O choque permaneceu com ele praticamente o dia inteiro. Os alunos perceberam, claro, mas quando viram que o Mestre de Poções não estava tirando pontos de suas casas, nenhum deles quis fazer alarde.
No final do dia, Severus voltou à enfermaria. Madame Pomfrey pareceu agradavelmente surpresa quando ele anunciou que tinha vindo visitar a Srta. Montgomery e levou-o até a paciente. Ela estava deitada, pensativa, e Severus achou-a pálida.
– Prof. Snape – ela tentou se sentar.
– Por favor, não se mexa por minha causa – ele puxou uma cadeira – Sente-se melhor?
– Sim, obrigada. Agradeço a ajuda que me deu hoje de manhã.
– A senhorita me pareceu muito mal. É bom ver que está melhor.

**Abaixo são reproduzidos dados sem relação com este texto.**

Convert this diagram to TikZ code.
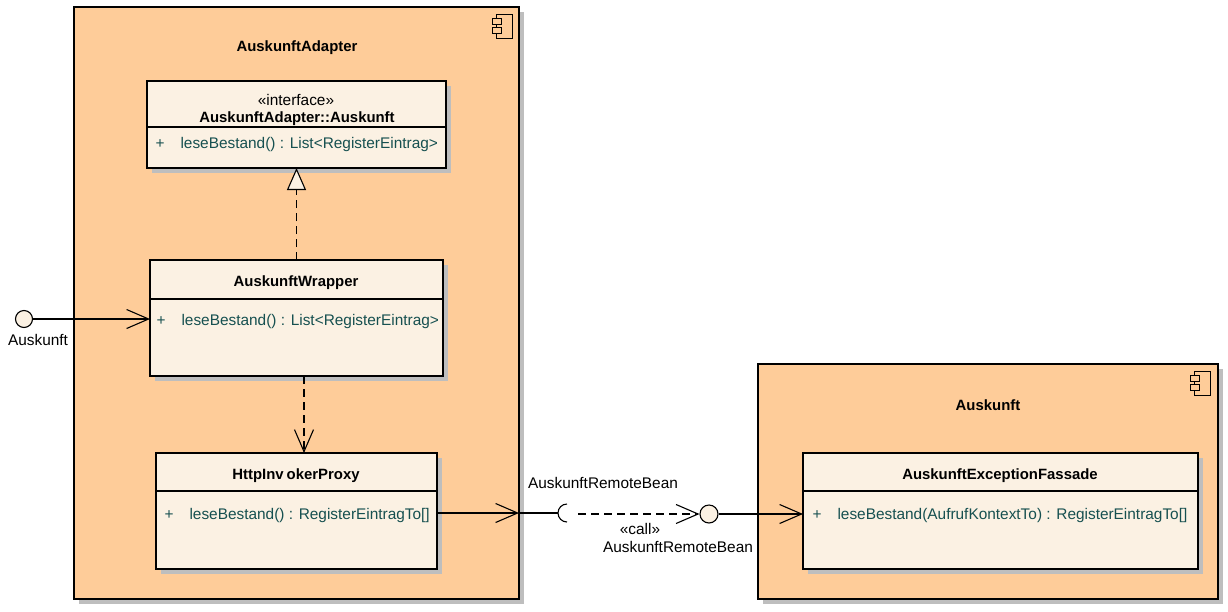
\documentclass[tikz,border=0pt]{standalone}
\usepackage{fontspec}
\setmainfont{Liberation Sans}
\usetikzlibrary{arrows.meta,shadows}
\definecolor{compfill}{RGB}{254,204,153}
\definecolor{classfill}{RGB}{251,241,227}
\definecolor{attrcolor}{RGB}{22,80,80}
\definecolor{shadowgray}{RGB}{190,190,190}
\newcommand{\umlclass}[5]{%
 \node[classbox,minimum width=#3,minimum height=#4] (#1) at (#2) {};%
 \draw ([yshift=-#5]#1.north west) -- ([yshift=-#5]#1.north east);%
}
\newcommand{\umlattr}[3]{%
 \node[attrtext] (#1) at (#2) {\makebox[25pt][l]{+}#3};%
}
\newcommand{\compicon}[2]{%
 \coordinate (#1) at (#2);%
 \draw[line width=1pt] (#1) rectangle ++(-16,24);%
 \draw[line width=1pt,fill=compfill] ([shift={(-20,4)}]#1) rectangle ++(9,6);%
 \draw[line width=1pt,fill=compfill] ([shift={(-20,13)}]#1) rectangle ++(9,6);%
}

\begin{document}
\begin{tikzpicture}[x=1pt,y=-1pt,line width=1.1pt,
  every node/.style={font=\fontsize{15.4}{18}\selectfont},
  compbox/.style={draw,fill=compfill,anchor=north west,inner sep=0,outer sep=0,
   drop shadow={shadow xshift=5pt,shadow yshift=-5pt,fill=shadowgray,opacity=1}},
  classbox/.style={draw,fill=classfill,anchor=north west,inner sep=0,outer sep=0,
   drop shadow={shadow xshift=5pt,shadow yshift=-5pt,fill=shadowgray,opacity=1}},
  titletext/.style={font=\fontsize{14.9}{17}\selectfont\bfseries},
  attrtext/.style={anchor=west,inner sep=0,text=attrcolor},
  portcircle/.style={draw,circle,fill=classfill,inner sep=0},
  openarrow/.style={-{Straight Barb[length=22pt,width=19pt]}},
  dashedline/.style={dash pattern=on 8pt off 5pt}]
  \useasboundingbox[fill=white] (0,0) rectangle (1228,611);
  \node[compbox,minimum width=445pt,minimum height=592pt] (adapter) at (74,7) {};
  \compicon{adaptericon}{512,14}
  \node[titletext] (adaptertitle) at (297,48) {AuskunftAdapter};
  \node[compbox,minimum width=460pt,minimum height=235pt] (auskunft) at (758,364) {};
  \compicon{auskunfticon}{1210,371}
  \node[titletext] (auskunfttitle) at (988,405) {Auskunft};

  \umlclass{interface}{147,81}{299pt}{87pt}{46pt}
  \node (interfacestereo) at (296,100) {«interface»};
  \node[titletext] (interfacetitle) at (297,119) {AuskunftAdapter::Auskunft};
  \umlattr{interfaceattr}{155,145}{leseBestand() : List<RegisterEintrag>}
  \umlclass{wrapper}{150,260}{293pt}{116pt}{39pt}
  \node[titletext] (wrappertitle) at (296,283) {AuskunftWrapper};
  \umlattr{wrapperattr}{156,322}{leseBestand() : List<RegisterEintrag>}
  \umlclass{proxy}{156,453}{281pt}{116pt}{38pt}
  \node[titletext] (proxytitle) at (296,476) {HttpInv\kern3pt okerProxy};
  \umlattr{proxyattr}{164,516}{leseBestand() : RegisterEintragTo[]}
  \umlclass{fassade}{803,453}{395pt}{116pt}{38pt}
  \node[titletext] (fassadetitle) at (1000,476) {AuskunftExceptionFassade};
  \umlattr{fassadeattr}{812,516}{leseBestand(AufrufKontextTo) : RegisterEintragTo[]}

  \draw[dashedline,-{Triangle[open,length=22pt,width=19pt,fill=classfill]}] (wrapper.north) -- (interface.south);
  \draw[dashedline,openarrow] ([xshift=7.5pt]wrapper.south) -- ([xshift=7.5pt]proxy.north);

  \node[portcircle,minimum size=17pt] (auskunftport) at (24,319) {};
  \node (auskunftlabel) at (38,340) {Auskunft};
  \draw[openarrow] (auskunftport) -- (auskunftport -| wrapper.west);

  \coordinate (adapterport) at (519,513);
  \coordinate (socket) at (567,513);
  \coordinate (callstart) at (578,514);
  \node[portcircle,minimum size=18pt] (remoteport) at (709,514) {};
  \draw[openarrow] (proxy.east |- adapterport) -- (adapterport);
  \draw (adapterport) -- ([xshift=-9pt]socket);
  \draw ([yshift=9pt]socket) arc[start angle=90,end angle=270,radius=9pt];
  \draw[dashedline,openarrow] (callstart) -- (remoteport);
  \draw[openarrow] (remoteport) -- (remoteport -| fassade.west);
  \node (remotelabel) at (603,483) {AuskunftRemoteBean};
  \node (calllabel) at (640,529) {«call»};
  \node (remotebeanlabel) at (678,547) {AuskunftRemoteBean};
\end{tikzpicture}
\end{document}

– É, eu achei que fosse apenas um mal passageiro. De qualquer forma, Madame Pomfrey deu um jeito em mim e eu vou ficar nova em folha.
– Folgo em saber – ele inclinou a cabeça, respeitoso – Trouxe seus livros e papéis, mas posso mantê-los sob minha guarda até que seja liberada.
– Pode deixar comigo, obrigada. Está sendo muito gentil, Prof. Snape.
– Apenas cortesia para com um colega de trabalho. Há alguma coisa que eu possa fazer para ajudá-la enquanto estiver incapacitada?
– Não, obrigada. Já fez mais do que devia. Seria um abuso.
– Bobagem. Acredito que essa possa ser uma oportunidade para termos uma convivência menos penosa – Ela arregalou os olhos e franziu o cenho. – Afinal, somos colegas e devemos contar uns com os outros. Não concorda?
– Certamente, claro. – Miranda ainda parecia intrigada.
– Excelente. Se eu puder fazer algo, qualquer coisa, por favor, não hesite em pedir.
Ela mordeu o lábio, enrubescendo. Pela Legilimência, Severus pôde constatar que ela relutava muito em lhe contar. Ele achou melhor não confrontá-la. Daria um tempo para que ela abordasse o assunto primeiro.
– Agradeço a oferta, professor.
– Chame-me de Severus.
– Eu sou Miranda.
– Nesse caso, Miranda, se me permitir, gostaria de acompanhar seu progresso. Posso vê-la amanhã?
– Se quiser.
– Eu insisto. Cuide-se bem.
Severus saiu dali satisfeito, mas ainda intrigado. Era óbvio que a moça tinha sentimentos confusos, desconfiava de suas intenções e continuava não simpatizando com ele. Por um momento, ele tentou imaginar qual a melhor forma de lidar com a situação tão delicada.
Tudo aquilo era tão novo para ele. Certamente jamais passara por sua cabeça a possibilidade de ter um filho. Na verdade, ele odiava crianças. Mas acima de tudo ele era um Slytherin e um sangue-puro, e aquela podia ser sua melhor chance de assegurar a sucessão da linhagem dos Snape. Não iria deixar escapar essa oportunidade. Com o tempo, pensou, ele aprenderia a suportar a mãe de seu herdeiro. Não que aquilo fosse necessário, claro. Mas seria interessante tentar gostar da mãe. Ao menos foi isso que ele disse a si mesmo.
Severus mal sabia o que o futuro lhe reservava.